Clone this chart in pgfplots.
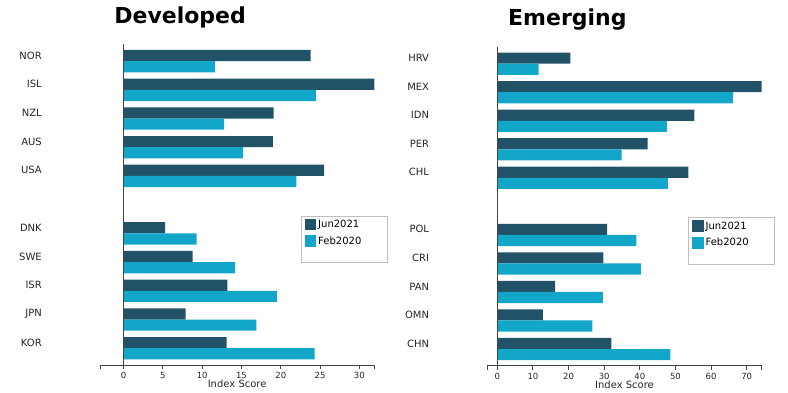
\documentclass[border=0pt]{standalone}
\usepackage{fontspec}
\setmainfont{DejaVu Sans}
\usepackage{pgfplots}
\pgfplotsset{compat=1.18}
\definecolor{cDark}{RGB}{34,82,104}
\definecolor{cLight}{RGB}{18,166,200}
\definecolor{axgray}{RGB}{68,68,68}
\pgfplotsset{
  mylegimg/.style={legend image code/.code={\fill[##1,draw=none] (0pt,-5.8pt) rectangle (11.7pt,5.8pt);}},
  myaxis/.style={
    scale only axis,
    anchor=south west,
    xbar, bar width=0.39,
    y dir=reverse,
    ymin=-0.4, ymax=10.78,
    axis x line*=bottom, axis y line*=left,
    y axis line style={draw=none},
    x axis line style={axgray, line width=0.9pt},
    ytick={0,1,2,3,4,6,7,8,9,10},
    ytick style={draw=none},
    tick align=outside,
    xtick style={axgray, line width=0.9pt},
    major tick length=4pt,
    yticklabel style={font=\fontsize{10}{12}\selectfont, anchor=east, xshift=-50.7pt, text=black!85},
    xticklabel style={font=\fontsize{8.5}{10}\selectfont, text=black!85},
    /pgf/number format/assume math mode=true,
    xlabel={Index Score},
    xlabel style={font=\fontsize{10}{12}\selectfont, text=black!85, at={(axis description cs:0.5,0)}, anchor=base, yshift=-22.5pt},
    title style={at={(0.292,1)}, anchor=base, yshift=15pt, font=\fontsize{22}{26}\selectfont\bfseries},
    legend style={at={(0.733,0.465)}, anchor=north west, draw=gray!50, line width=0.9pt, font=\fontsize{10}{12}\selectfont, row sep=3.5pt},
    legend cell align=left,
    extra x tick labels={},
  },
}
\begin{document}
\begin{tikzpicture}
\useasboundingbox (0,0) rectangle (788pt,-392pt);
\begin{axis}[myaxis, at={(100pt,-365pt)}, width=274.3pt, height=321pt,
  xmin=-3, xmax=31.9, xtick={0,5,...,30}, extra x ticks={-3,31.9},
  yticklabels={NOR,ISL,NZL,AUS,USA,DNK,SWE,ISR,JPN,KOR}, title={Developed}]
\addplot[fill=cDark, draw=none, bar shift=0, mylegimg] coordinates {(23.8,0) (31.9,1) (19.1,2) (19.0,3) (25.5,4) (5.3,6) (8.8,7) (13.2,8) (7.9,9) (13.1,10)};
\addlegendentry{\makebox[64pt][l]{Jun2021}}
\addplot[fill=cLight, draw=none, bar shift=0.39, mylegimg] coordinates {(11.65,0) (24.5,1) (12.8,2) (15.2,3) (22.0,4) (9.3,6) (14.2,7) (19.5,8) (16.9,9) (24.3,10)};
\addlegendentry{Feb2020}
\addlegendimage{empty legend}
\addlegendentry{\rule{0pt}{4pt}}
\draw[axgray, line width=0.9pt] (axis cs:0,-0.4) -- (axis cs:0,10.78);
\end{axis}
\begin{axis}[myaxis, at={(487.3pt,-365.7pt)}, width=274.4pt, height=319pt,
  xmin=-2.8, xmax=74.2, xtick={0,10,...,70}, extra x ticks={-2.8,74.2},
  yticklabels={HRV,MEX,IDN,PER,CHL,POL,CRI,PAN,OMN,CHN}, title={Emerging}]
\addplot[fill=cDark, draw=none, bar shift=0, mylegimg] coordinates {(20.5,0) (74.2,1) (55.3,2) (42.2,3) (53.6,4) (30.8,6) (29.8,7) (16.2,8) (12.8,9) (32.0,10)};
\addlegendentry{\makebox[64pt][l]{Jun2021}}
\addplot[fill=cLight, draw=none, bar shift=0.39, mylegimg] coordinates {(11.6,0) (66.1,1) (47.6,2) (34.9,3) (47.9,4) (39.0,6) (40.3,7) (29.6,8) (26.7,9) (48.6,10)};
\addlegendentry{Feb2020}
\addlegendimage{empty legend}
\addlegendentry{\rule{0pt}{4pt}}
\draw[axgray, line width=0.9pt] (axis cs:0,-0.4) -- (axis cs:0,10.78);
\end{axis}
\end{tikzpicture}
\end{document}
+ + + +
» **The problem**
Give back every line exactly as it stands, pictures excluded.

» **The result**
Clone this chart in pgfplots.
\documentclass[border=0pt]{standalone}
\usepackage{fontspec}
\setmainfont{DejaVu Sans}
\usepackage{pgfplots}
\pgfplotsset{compat=1.18}
\definecolor{cDark}{RGB}{34,82,104}
\definecolor{cLight}{RGB}{18,166,200}
\definecolor{axgray}{RGB}{68,68,68}
\pgfplotsset{
  mylegimg/.style={legend image code/.code={\fill[##1,draw=none] (0pt,-5.8pt) rectangle (11.7pt,5.8pt);}},
  myaxis/.style={
    scale only axis,
    anchor=south west,
    xbar, bar width=0.39,
    y dir=reverse,
    ymin=-0.4, ymax=10.78,
    axis x line*=bottom, axis y line*=left,
    y axis line style={draw=none},
    x axis line style={axgray, line width=0.9pt},
    ytick={0,1,2,3,4,6,7,8,9,10},
    ytick style={draw=none},
    tick align=outside,
    xtick style={axgray, line width=0.9pt},
    major tick length=4pt,
    yticklabel style={font=\fontsize{10}{12}\selectfont, anchor=east, xshift=-50.7pt, text=black!85},
    xticklabel style={font=\fontsize{8.5}{10}\selectfont, text=black!85},
    /pgf/number format/assume math mode=true,
    xlabel={Index Score},
    xlabel style={font=\fontsize{10}{12}\selectfont, text=black!85, at={(axis description cs:0.5,0)}, anchor=base, yshift=-22.5pt},
    title style={at={(0.292,1)}, anchor=base, yshift=15pt, font=\fontsize{22}{26}\selectfont\bfseries},
    legend style={at={(0.733,0.465)}, anchor=north west, draw=gray!50, line width=0.9pt, font=\fontsize{10}{12}\selectfont, row sep=3.5pt},
    legend cell align=left,
    extra x tick labels={},
  },
}
\begin{document}
\begin{tikzpicture}
\useasboundingbox (0,0) rectangle (788pt,-392pt);
\begin{axis}[myaxis, at={(100pt,-365pt)}, width=274.3pt, height=321pt,
  xmin=-3, xmax=31.9, xtick={0,5,...,30}, extra x ticks={-3,31.9},
  yticklabels={NOR,ISL,NZL,AUS,USA,DNK,SWE,ISR,JPN,KOR}, title={Developed}]
\addplot[fill=cDark, draw=none, bar shift=0, mylegimg] coordinates {(23.8,0) (31.9,1) (19.1,2) (19.0,3) (25.5,4) (5.3,6) (8.8,7) (13.2,8) (7.9,9) (13.1,10)};
\addlegendentry{\makebox[64pt][l]{Jun2021}}
\addplot[fill=cLight, draw=none, bar shift=0.39, mylegimg] coordinates {(11.65,0) (24.5,1) (12.8,2) (15.2,3) (22.0,4) (9.3,6) (14.2,7) (19.5,8) (16.9,9) (24.3,10)};
\addlegendentry{Feb2020}
\addlegendimage{empty legend}
\addlegendentry{\rule{0pt}{4pt}}
\draw[axgray, line width=0.9pt] (axis cs:0,-0.4) -- (axis cs:0,10.78);
\end{axis}
\begin{axis}[myaxis, at={(487.3pt,-365.7pt)}, width=274.4pt, height=319pt,
  xmin=-2.8, xmax=74.2, xtick={0,10,...,70}, extra x ticks={-2.8,74.2},
  yticklabels={HRV,MEX,IDN,PER,CHL,POL,CRI,PAN,OMN,CHN}, title={Emerging}]
\addplot[fill=cDark, draw=none, bar shift=0, mylegimg] coordinates {(20.5,0) (74.2,1) (55.3,2) (42.2,3) (53.6,4) (30.8,6) (29.8,7) (16.2,8) (12.8,9) (32.0,10)};
\addlegendentry{\makebox[64pt][l]{Jun2021}}
\addplot[fill=cLight, draw=none, bar shift=0.39, mylegimg] coordinates {(11.6,0) (66.1,1) (47.6,2) (34.9,3) (47.9,4) (39.0,6) (40.3,7) (29.6,8) (26.7,9) (48.6,10)};
\addlegendentry{Feb2020}
\addlegendimage{empty legend}
\addlegendentry{\rule{0pt}{4pt}}
\draw[axgray, line width=0.9pt] (axis cs:0,-0.4) -- (axis cs:0,10.78);
\end{axis}
\end{tikzpicture}
\end{document}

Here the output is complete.